Quote the data exactly, first line to the line containing "from matplotlib.patches import", with no pictures.

Records from a collection
— begin —

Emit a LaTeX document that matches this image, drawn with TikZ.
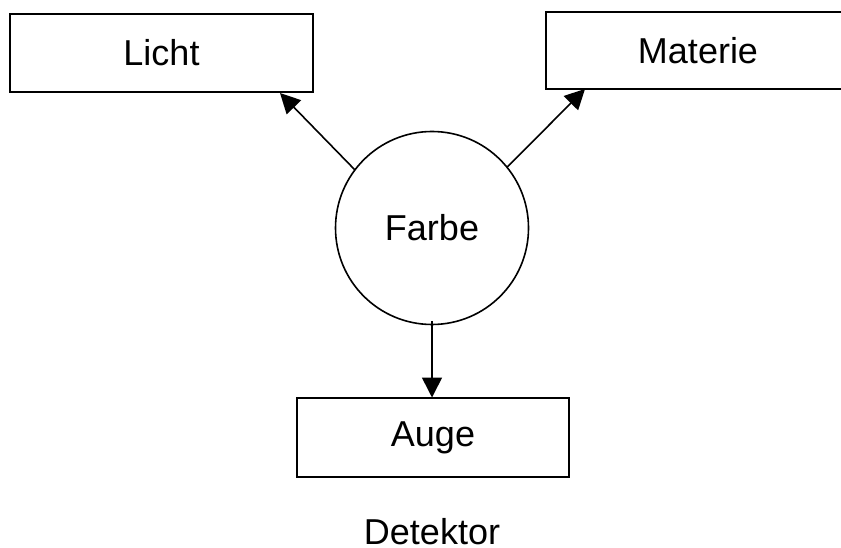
\documentclass[tikz,border=0pt]{standalone}
\usepackage{fontspec}
\setmainfont{Liberation Sans}
\usetikzlibrary{arrows.meta}
\begin{document}
\begin{tikzpicture}[x=0.75pt,y=-0.75pt,
  every node/.style={font=\fontsize{27}{32}\selectfont, inner sep=0pt, outer sep=0pt},
  boxnode/.style={draw, line width=1.2pt, rectangle},
  circnode/.style={draw, line width=1.2pt, circle, minimum size=144.75pt},
  conn/.style={line width=1.2pt, -{Triangle[length=15pt,width=15pt]}}]
\useasboundingbox (0,0) rectangle (841,548);
\node[boxnode, minimum width=227.25pt, minimum height=58.5pt] (licht) at (161.5,53) {Licht};
\node[boxnode, minimum width=228pt, minimum height=57.75pt] (materie) at (698,50.5) {Materie};
\node[circnode] (farbe) at (432,228) {Farbe};
\node[boxnode, minimum width=204pt, minimum height=59.25pt] (auge) at (433,437.5) {Auge};
\node (detektor) at (432,532) {Detektor};
\coordinate (lichttip) at (280,93);
\coordinate (materietip) at (585,89);
\coordinate (augetip) at (432,397.5);
\coordinate (augestart) at (432,321);
\draw[conn] (farbe.143) -- (lichttip);
\draw[conn] (farbe.39) -- (materietip);
\draw[conn] (augestart) -- (augetip);
\end{tikzpicture}
\end{document}
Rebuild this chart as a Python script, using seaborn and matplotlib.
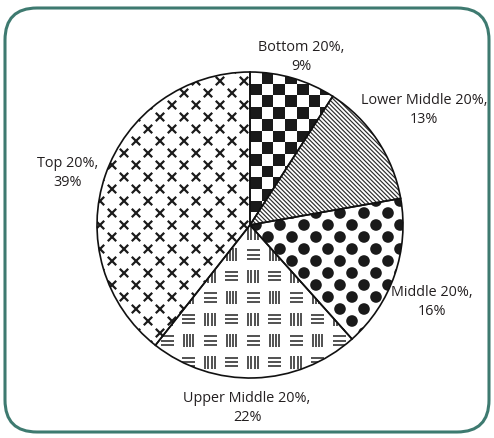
import numpy as np
import matplotlib
matplotlib.use("Agg")
import matplotlib.pyplot as plt
import seaborn as sns
from matplotlib.collections import LineCollection, PatchCollection
from matplotlib.patches import Rectangle, Circle, FancyBboxPatch

# Share of total income held by each quintile
groups = ["Bottom 20%", "Lower Middle 20%", "Middle 20%", "Upper Middle 20%", "Top 20%"]
shares = [9, 13, 16, 22, 39]

sns.set_theme(style="white")
plt.rcParams["font.family"] = ["Open Sans", "DejaVu Sans"]

W, H = 494, 438
fig = plt.figure(figsize=(W / 100, H / 100), dpi=100)
ax = fig.add_axes([0, 0, 1, 1])

# pie laid out in pixel-sized data units
CX, CY, R = 250, 213, 153
wedges, _ = ax.pie(
    shares, startangle=90, counterclock=False, radius=R, center=(CX, CY),
    colors=["none"] * len(shares),
    wedgeprops=dict(edgecolor="#111111", linewidth=1.2, zorder=5),
    frame=True,
)
ax.set_xlim(0, W)
ax.set_ylim(0, H)
ax.set_aspect("equal")
ax.axis("off")

x_lo, x_hi, y_lo, y_hi = CX - R - 30, CX + R + 30, CY - R - 30, CY + R + 30
INK = "#1a1a1a"


def clip_to(coll, wedge):
    coll.set_clip_path(wedge)
    coll.set_zorder(2)
    ax.add_collection(coll)


# checkerboard
def checker(wedge, size=11.7):
    rects = []
    nx0 = int((CX - x_lo) // size) + 1
    ny0 = int((CY + R - y_lo) // size) + 1
    for i in range(-nx0, nx0 + 2):
        for j in range(-ny0, 2):
            if (i + j) % 2 == 0:
                rects.append(Rectangle((CX + i * size, CY + R + j * size), size, size))
    clip_to(PatchCollection(rects, facecolor=INK, edgecolor="none"), wedge)


# diagonal stripes running down to the right
def stripes(wedge, step=4.3):
    segs = []
    span = (x_hi - x_lo) + (y_hi - y_lo)
    for c in np.arange(x_lo + y_lo - span, x_hi + y_hi + span, step):
        segs.append([(x_lo - 50, c - (x_lo - 50)), (x_hi + 50, c - (x_hi + 50))])
    clip_to(LineCollection(segs, colors="#2b2b2b", linewidths=0.85), wedge)


# staggered filled dots
def dots(wedge, step=12.0, rad=5.8):
    circ = []
    for i in range(-30, 31):
        for j in range(-30, 31):
            if (i + j) % 2 == 0:
                circ.append(Circle((CX + 6 + i * step, CY + j * step), rad))
    clip_to(PatchCollection(circ, facecolor=INK, edgecolor="none"), wedge)


# basket weave of vertical and horizontal bar groups
def weave(wedge, period=21.5):
    segs = []
    for i in range(-16, 17):
        for j in range(-16, 17):
            cx, cy = CX + 3 + i * period, CY - 8 + j * period
            if (i + j) % 2 == 0:
                for dx in (-4.8, -1.6, 1.6, 4.8):
                    segs.append([(cx + dx, cy - 6.5), (cx + dx, cy + 6.5)])
            else:
                for dy in (-4.2, 0.0, 4.2):
                    segs.append([(cx - 6.5, cy + dy), (cx + 6.5, cy + dy)])
    clip_to(LineCollection(segs, colors="#2b2b2b", linewidths=1.15), wedge)


# staggered x marks
def crosses(wedge, step=12.0, arm=4.2):
    segs = []
    for i in range(-30, 31):
        for j in range(-30, 31):
            if (i + j) % 2 == 0:
                x, y = CX - 6 + i * step, CY + j * step
                segs.append([(x - arm, y - arm), (x + arm, y + arm)])
                segs.append([(x - arm, y + arm), (x + arm, y - arm)])
    clip_to(LineCollection(segs, colors=INK, linewidths=1.6, capstyle="butt"), wedge)


for fill, w in zip([checker, stripes, dots, weave, crosses], wedges):
    fill(w)

# slice labels (pixel positions, measured from the top edge)
label_pos = [(301, 57), (424, 110), (432, 302), (247, 408), (68, 173)]
for g, s, (lx, ly) in zip(groups, shares, label_pos):
    ax.text(lx, H - ly, f"{g},\n{s}%", ha="center", va="center",
            fontsize=10.4, color="#231f20", linespacing=1.3, zorder=6)

# rounded frame
frame = FancyBboxPatch((5, 6), 484, 424,
                       boxstyle="round,pad=0,rounding_size=32",
                       facecolor="none", edgecolor="#3e7a70", linewidth=2.2,
                       clip_on=False, zorder=7)
ax.add_patch(frame)

fig.savefig("out.png", dpi=100, facecolor="white")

— end —

• **RESPONSE BELOW**
Emit a LaTeX document that matches this image, drawn with TikZ.
\documentclass[tikz,border=0pt]{standalone}
\usepackage{fontspec}
\setmainfont{Liberation Sans}
\usetikzlibrary{arrows.meta}
\begin{document}
\begin{tikzpicture}[x=0.75pt,y=-0.75pt,
  every node/.style={font=\fontsize{27}{32}\selectfont, inner sep=0pt, outer sep=0pt},
  boxnode/.style={draw, line width=1.2pt, rectangle},
  circnode/.style={draw, line width=1.2pt, circle, minimum size=144.75pt},
  conn/.style={line width=1.2pt, -{Triangle[length=15pt,width=15pt]}}]
\useasboundingbox (0,0) rectangle (841,548);
\node[boxnode, minimum width=227.25pt, minimum height=58.5pt] (licht) at (161.5,53) {Licht};
\node[boxnode, minimum width=228pt, minimum height=57.75pt] (materie) at (698,50.5) {Materie};
\node[circnode] (farbe) at (432,228) {Farbe};
\node[boxnode, minimum width=204pt, minimum height=59.25pt] (auge) at (433,437.5) {Auge};
\node (detektor) at (432,532) {Detektor};
\coordinate (lichttip) at (280,93);
\coordinate (materietip) at (585,89);
\coordinate (augetip) at (432,397.5);
\coordinate (augestart) at (432,321);
\draw[conn] (farbe.143) -- (lichttip);
\draw[conn] (farbe.39) -- (materietip);
\draw[conn] (augestart) -- (augetip);
\end{tikzpicture}
\end{document}
Rebuild this chart as a Python script, using seaborn and matplotlib.
import numpy as np
import matplotlib
matplotlib.use("Agg")
import matplotlib.pyplot as plt
import seaborn as sns
from matplotlib.collections import LineCollection, PatchCollection
from matplotlib.patches import Rectangle, Circle, FancyBboxPatch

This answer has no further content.